Tracking and analyzing the email campaigns you send is important for maximizing your ROI on email marketing.
While your gut instinct does count in situations you have no data to analyze, business decisions should revolve around numerical data when it is available. Fortunately, email marketing campaigns that are sent out using one of the major email services providers give you a significant amount of data your can track and analyze to determine if your customers are—or aren’t—being engaged by your mailings. Here are five crucial customer engagement metrics your business should pay attention to.
1. Conversions
Clickthroughs from your email campaign to your website won’t give you a complete picture of the success of your mailing if your goal is to increase sales. You also need to know what percent of the people who clicked a link in your email made a purchase after they reached your website.
For example, if you see you’re getting a lot of clicks but few conversions, you need to analyze why. Could your mailings be misleading or not accurately describe the product? Is the mailing linking to your home page instead of the product being advertised? Is the product page missing some information the customer would want before purchasing? Could the item be priced too high – or too low? Pricing that’s too far below your competitors might make prospects worry that the product or service will be inferior.
On the other hand, your mailing list could be the problem if the clickthrough rate is low but the conversion rate is high. It might include people who are no longer interested in what you sell or who should never have been on it to begin with. Or, if you sell multiple products and services, you may need to segment your list by customer interests, so customers only get mailings they want. For example, if you sell swimming pool supplies, your customers with sand filters aren’t going to want to know about your sale on replacement cartridge filters.
If you’re having trouble getting your conversion rate up, consider making a few changes. Be sure customers are being directed to the correct page on your website and that your mailings aren’t misleading. Double-check the wording on your landing page to be sure it’s accurate and be sure there’s a clear and obvious call-to-action button. Add more reviews or other social proof to your website, and be sure it’s easy to make a purchase. Cull your mailing list to eliminate the names of people who aren’t engaging with your mailings. Focus on building your list up with more contacts with similar interests to the people making purchases.
2. Customer Lifetime Value
Getting new customers is important. Every day, more people enter your target market, no matter what it is. Unfortunately, many marketers make the mistake of sticking to new customers and forgetting about the people who have already made a purchase.
Getting repeat sales from those first-time customers is the key to long-term profitability. The first sale you make to a customer may barely cover your customer acquisition cost. That’s where email marketing shines. Use email campaigns to encourage those first-time buyers to make repeat purchases and buy different products as well.

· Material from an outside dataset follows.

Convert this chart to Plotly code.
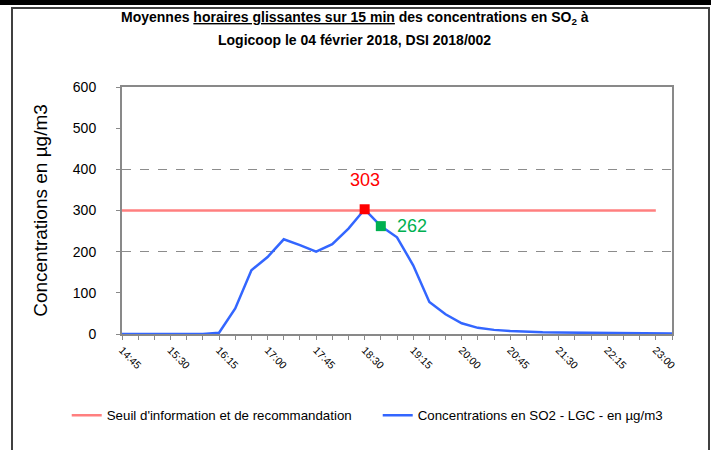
import plotly.graph_objects as go

times = ["14:45", "15:00", "15:15", "15:30", "15:45", "16:00", "16:15", "16:30", "16:45",
         "17:00", "17:15", "17:30", "17:45", "18:00", "18:15", "18:30", "18:45", "19:00",
         "19:15", "19:30", "19:45", "20:00", "20:15", "20:30", "20:45", "21:00", "21:15",
         "21:30", "21:45", "22:00", "22:15", "22:30", "22:45", "23:00", "23:15"]
concentrations = [0, 0, 0, 0, 0, 0, 3, 62, 155, 187, 230, 216, 200, 218, 256, 303, 262, 235,
                  167, 78, 48, 26, 15, 10, 7, 5, 4, 3.5, 3, 2.5, 2, 1.5, 1, 1, 1]
threshold = [300, 300, 300, 300, 300, 300, 300, 300, 300, 300, 300, 300, 300, 300, 300, 300,
             300, 300, 300, 300, 300, 300, 300, 300, 300, 300, 300, 300, 300, 300, 300, 300,
             300, 300]
tick_labels = ["14:45", "15:30", "16:15", "17:00", "17:45", "18:30", "19:15", "20:00",
               "20:45", "21:30", "22:15", "23:00"]
peak_idx = 15
second_idx = 16

day = "2018-02-04 "
x = [day + t for t in times]
x_thr = x[:len(threshold)]

FONT = "Arial, Liberation Sans, sans-serif"

fig = go.Figure()
fig.add_trace(go.Scatter(x=x_thr, y=threshold, mode="lines",
                         line=dict(color="#FF7F7F", width=2.5),
                         name="Seuil d'information et de recommandation"))
fig.add_trace(go.Scatter(x=x, y=concentrations, mode="lines",
                         line=dict(color="#3366FF", width=2.5),
                         name="Concentrations en SO2 - LGC - en µg/m3"))
fig.add_trace(go.Scatter(x=[x[peak_idx]], y=[concentrations[peak_idx]], mode="markers",
                         marker=dict(symbol="square", size=10, color="#FF0000"),
                         showlegend=False))
fig.add_trace(go.Scatter(x=[x[second_idx]], y=[concentrations[second_idx]], mode="markers",
                         marker=dict(symbol="square", size=10, color="#00B050"),
                         showlegend=False))

# dashed gridlines overlay axis
fig.add_trace(go.Scatter(x=[x[0]], y=[0], yaxis="y2", mode="markers",
                         marker=dict(opacity=0), showlegend=False, hoverinfo="skip"))

fig.update_layout(
    width=711, height=450,
    margin=dict(l=122, r=39, t=87, b=116),
    paper_bgcolor="white", plot_bgcolor="white",
    font=dict(family=FONT, color="black"),
    xaxis=dict(
        type="date", range=[x[0], x[-1]],
        tickmode="array", tickvals=[day + t for t in tick_labels], ticktext=tick_labels,
        tickangle=45, tickfont=dict(size=10.5, color="black"),
        ticks="outside", ticklen=4, tickcolor="#898989",
        minor=dict(tickmode="array", tickvals=x, ticks="outside", ticklen=4, tickcolor="#898989"),
        showline=True, linecolor="#898989", linewidth=2, mirror=True,
        showgrid=False, zeroline=False,
    ),
    yaxis=dict(
        range=[0, 600], dtick=100, tick0=0,
        ticks="outside", ticklen=4, tickcolor="#898989",
        tickfont=dict(size=14, color="black"), ticklabelstandoff=17,
        showline=True, linecolor="#898989", linewidth=2, mirror=True,
        showgrid=False, zeroline=False,
        title=dict(text="Concentrations en µg/m3", font=dict(size=19, color="black"), standoff=20),
    ),
    yaxis2=dict(
        overlaying="y", range=[0, 600], dtick=200, tick0=0, showticklabels=False,
        showgrid=True, gridcolor="#8C8C8C", griddash="dash", gridwidth=1,
        zeroline=False, ticks="",
    ),
    legend=dict(orientation="h", x=-0.1005, y=-0.33, xanchor="left", yanchor="middle",
                font=dict(size=13.3, color="black"), entrywidth=266, entrywidthmode="pixels",
                itemwidth=30, bgcolor="rgba(0,0,0,0)"),
    showlegend=True,
)

fig.add_annotation(x=x[peak_idx], y=concentrations[peak_idx], text=str(concentrations[peak_idx]),
                   showarrow=False, yshift=29, font=dict(size=18, color="#FF0000"))
fig.add_annotation(x=x[second_idx], y=concentrations[second_idx], text=str(concentrations[second_idx]),
                   showarrow=False, xshift=14, xanchor="left", font=dict(size=18, color="#00B050"))

# title lines
fig.add_annotation(xref="paper", yref="paper", x=0.4236, y=(334 - 18) / 247,
                   text="<b>Moyennes <u>horaires glissantes sur 15 min</u> des concentrations en SO<sub>2</sub> à</b>",
                   showarrow=False, xanchor="center", yanchor="middle", font=dict(size=14, color="black"))
fig.add_annotation(xref="paper", yref="paper", x=0.4236, y=(334 - 40) / 247,
                   text="<b>Logicoop le 04 février 2018, DSI 2018/002</b>",
                   showarrow=False, xanchor="center", yanchor="middle", font=dict(size=14, color="black"))

# outer chart frame and top bar
fig.add_shape(type="rect", xref="paper", yref="paper",
              x0=(12 - 122) / 550, x1=(709 - 122) / 550, y0=(334 - 470) / 247, y1=(334 - 8) / 247,
              line=dict(color="#404040", width=2), fillcolor="rgba(0,0,0,0)", layer="below")
fig.add_shape(type="rect", xref="paper", yref="paper",
              x0=(-5 - 122) / 550, x1=(716 - 122) / 550, y0=(334 - 5) / 247, y1=(334 + 5) / 247,
              line=dict(width=0), fillcolor="black", layer="above")

fig.write_html("out.html", config={"displayModeBar": False},
               post_script="document.body.style.margin='0px';")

Customers who are satisfied with their first purchase have developed trust for your company and are easier and less expensive to sell to than those who have never made a purchase. Keep your business name and products top-of-mind for these people by sending mailing campaigns at least once a month.
3. Abandoned Carts
Most items added to shopping carts will never turn into actual sales. According to Baymard Institute, close to 70% of shopping carts are abandoned. On desktops, almost 70 percent of carts are abandoned. The report found that more than half abandoned their cart because they were just browsing and not ready to buy yet. Among shoppers who were ready to buy, extra costs (shipping, tax, fees) or the need to create an account before making a purchase were the leading reasons for abandonment.
If your email subscribers are clicking on your offers but then abandoning their carts, consider changes you can make to remedy the situation. Have someone who’s not familiar with your offerings go through the site as though they were a customer and tell you if there are things that would make them leave without completing their purchase.
Unexpected expenses or complications usually revolve around shipping, though limited payment options can also prompt people to leave their cart. Offering more payment and shipping options can mitigate lost carts. If you require people to create an account before they make a purchase, test letting them purchase as a guest. Or put a request to create an account at the end of the buying process. For people who just forgot about their cart, you can develop automated email systems that remind them of what they left.
4. Lead Costs
If you are buying pay-per-click (PPC) advertising, look for ways to get the people who are price shopping or not ready to buy yet to give you their email address and permission to email them. By communicating with them regularly you can keep your name and the link to your product pages in front of them. Leads, alone, of course, aren’t enough. You will also want to keep track of sales and the cost of acquiring those customers.
5. How Much Each Customer Spends
Conversion rates are important, but so is finding out how much people spend when they do convert. If conversion rates tell you the quality of your site and your leads, average order values tell you the value of each conversion. The more each customer spends per purchase, the more room you have for customer acquisition costs.
There are a number of ways you can improve customer spending. The simple option is to add more items to sell and develop email marketing campaigns that remind customers to return to make additional purchases.
There are many things such as customer satisfaction or customer experience that are difficult for a small business to measure directly. However, tracking your email marketing campaign results and your sales data will let you identify what’s working and what things you may need to improve.